[start of Given data]

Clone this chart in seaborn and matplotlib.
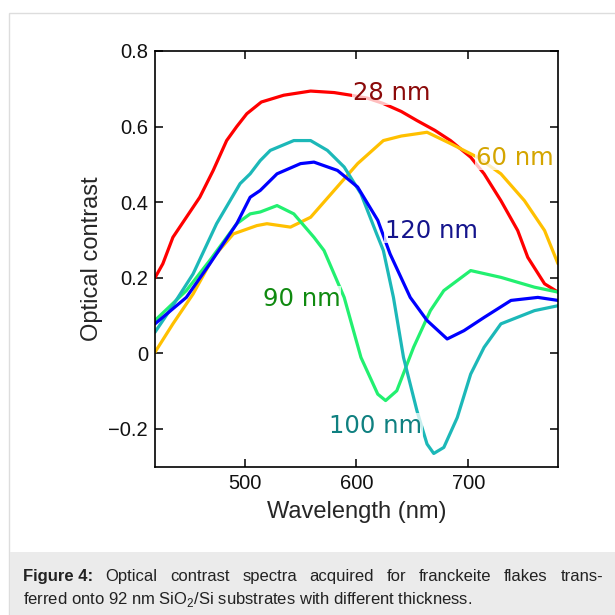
import numpy as np
import pandas as pd
import matplotlib
matplotlib.use("Agg")
import matplotlib.pyplot as plt
import seaborn as sns
from matplotlib.patches import Rectangle

# spectra (wavelength in nm, optical contrast)
wl_28 = [420, 427, 436, 448, 460, 472, 484, 493, 502, 515, 535, 559, 580, 595, 610, 624,
         640, 654, 670, 684, 702, 714, 729, 744, 753, 768, 780]
oc_28 = [0.200, 0.237, 0.307, 0.360, 0.413, 0.484, 0.563, 0.600, 0.634, 0.665, 0.683, 0.694,
         0.690, 0.683, 0.675, 0.661, 0.640, 0.616, 0.590, 0.563, 0.519, 0.475, 0.404, 0.325,
         0.254, 0.184, 0.162]

wl_60 = [420, 436, 454, 472, 490, 511, 520, 541, 559, 580, 601, 624, 640, 654, 663, 684,
         708, 729, 750, 768, 780]
oc_60 = [0.003, 0.078, 0.157, 0.254, 0.316, 0.338, 0.343, 0.334, 0.360, 0.431, 0.502, 0.563,
         0.575, 0.581, 0.585, 0.555, 0.519, 0.475, 0.404, 0.325, 0.237]

wl_90 = [420, 448, 469, 493, 505, 514, 529, 544, 562, 571, 589, 604, 619, 626, 636, 651,
         666, 678, 702, 729, 759, 780]
oc_90 = [0.087, 0.166, 0.246, 0.343, 0.369, 0.374, 0.391, 0.369, 0.307, 0.272, 0.148, -0.011,
         -0.108, -0.125, -0.099, 0.016, 0.113, 0.166, 0.219, 0.201, 0.175, 0.162]

wl_100 = [420, 433, 454, 475, 496, 505, 514, 523, 544, 559, 574, 589, 604, 618, 624, 633,
          642, 654, 663, 669, 678, 690, 702, 714, 729, 759, 780]
oc_100 = [0.056, 0.113, 0.210, 0.343, 0.449, 0.475, 0.510, 0.537, 0.563, 0.563, 0.537, 0.493,
          0.422, 0.316, 0.272, 0.148, -0.011, -0.152, -0.240, -0.265, -0.249, -0.170, -0.055,
          0.016, 0.078, 0.113, 0.126]

wl_120 = [420, 448, 469, 493, 505, 514, 529, 550, 562, 583, 601, 619, 630, 648, 663, 681,
          696, 714, 738, 762, 780]
oc_120 = [0.078, 0.148, 0.237, 0.343, 0.413, 0.431, 0.475, 0.502, 0.506, 0.484, 0.440, 0.352,
          0.263, 0.148, 0.087, 0.038, 0.060, 0.095, 0.140, 0.148, 0.140]

thickness = ["28 nm", "60 nm", "90 nm", "100 nm", "120 nm"]
line_colors = ["#ff0000", "#ffc000", "#22f070", "#1cb8b8", "#0000ff"]
text_colors = ["#8b0a0a", "#d4a500", "#108a10", "#0f8080", "#14148c"]
label_x = [631, 741, 551, 617, 667]
label_y = [0.690, 0.518, 0.145, -0.192, 0.325]

series = [(wl_28, oc_28), (wl_60, oc_60), (wl_90, oc_90), (wl_100, oc_100), (wl_120, oc_120)]
df = pd.concat([pd.DataFrame({"wavelength": w, "contrast": c, "flake": t})
                for (w, c), t in zip(series, thickness)], ignore_index=True)

sns.set_style("ticks")
plt.rcParams["font.family"] = ["Liberation Sans", "DejaVu Sans"]
plt.rcParams["mathtext.fontset"] = "custom"
plt.rcParams["mathtext.rm"] = "Liberation Sans"

fig = plt.figure(figsize=(6.15, 6.15), dpi=100)
fig.patches.append(Rectangle((9 / 615, -0.01), 1.0, 1 - 13 / 615 + 0.01, transform=fig.transFigure,
                             facecolor="white", edgecolor="#dddddd", lw=1.0, zorder=0))
fig.patches.append(Rectangle((9 / 615 + 0.001, 0), 1.0, 63 / 615, transform=fig.transFigure,
                             facecolor="#ebebeb", edgecolor="none", zorder=1))

ax = fig.add_axes([155 / 615, 1 - 466.7 / 615, 403 / 615, 415.7 / 615])
ax.set_zorder(3)
sns.lineplot(data=df, x="wavelength", y="contrast", hue="flake", hue_order=thickness,
             palette=line_colors, estimator=None, sort=True, lw=2.3, legend=False, ax=ax)

for t, c, x, y in zip(thickness, text_colors, label_x, label_y):
    ax.text(x, y, t, color=c, fontsize=17.5, family="DejaVu Sans", ha="center", va="center",
            bbox=dict(facecolor="white", alpha=0.75, edgecolor="none", pad=0.5))

ax.set_xlim(420, 780)
ax.set_ylim(-0.3, 0.8)
ax.set_xticks([500, 600, 700])
ax.set_yticks([-0.2, 0, 0.2, 0.4, 0.6, 0.8])
ax.set_yticklabels(["\u22120.2", "0", "0.2", "0.4", "0.6", "0.8"])
ax.tick_params(direction="in", length=6, width=1.1, top=True, right=True,
               labelsize=14.5, pad=5, color="black", labelcolor="#111111")
for s in ax.spines.values():
    s.set_linewidth(1.2)
    s.set_color("black")
ax.set_xlabel("Wavelength (nm)", fontsize=17, labelpad=6)
ax.set_ylabel("Optical contrast", fontsize=17, labelpad=4)

# caption: first line justified between the two margins
cap_size = 12.0
renderer = fig.canvas.get_renderer()
words = ["Figure 4:", "Optical", "contrast", "spectra", "acquired", "for", "franckeite",
         "flakes", "trans-"]
x0, x1 = 23, 603
y1 = 1 - 581 / 615
texts = []
for i, w in enumerate(words):
    texts.append(fig.text(0, y1, w, fontsize=cap_size, color="#222222", va="baseline",
                          fontweight="bold" if i == 0 else "normal"))
widths = [t.get_window_extent(renderer).width for t in texts]
gap = (x1 - x0 - sum(widths)) / (len(words) - 1)
xpos = x0
for t, wdt in zip(texts, widths):
    t.set_x(xpos / 615)
    xpos += wdt + gap
fig.text(x0 / 615, 1 - 604 / 615,
         r"ferred onto 92 nm SiO$_2$/Si substrates with different thickness.",
         fontsize=cap_size, color="#222222", va="baseline")

fig.savefig("out.png", dpi=100, facecolor="white")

[end of Given data]

Exercise: With all pictures left out, please transcribe exactly the lines from the start of the material through the line with "from matplotlib.patches import Rectangle".

Answer to the problem:
Clone this chart in seaborn and matplotlib.
import numpy as np
import pandas as pd
import matplotlib
matplotlib.use("Agg")
import matplotlib.pyplot as plt
import seaborn as sns
from matplotlib.patches import Rectangle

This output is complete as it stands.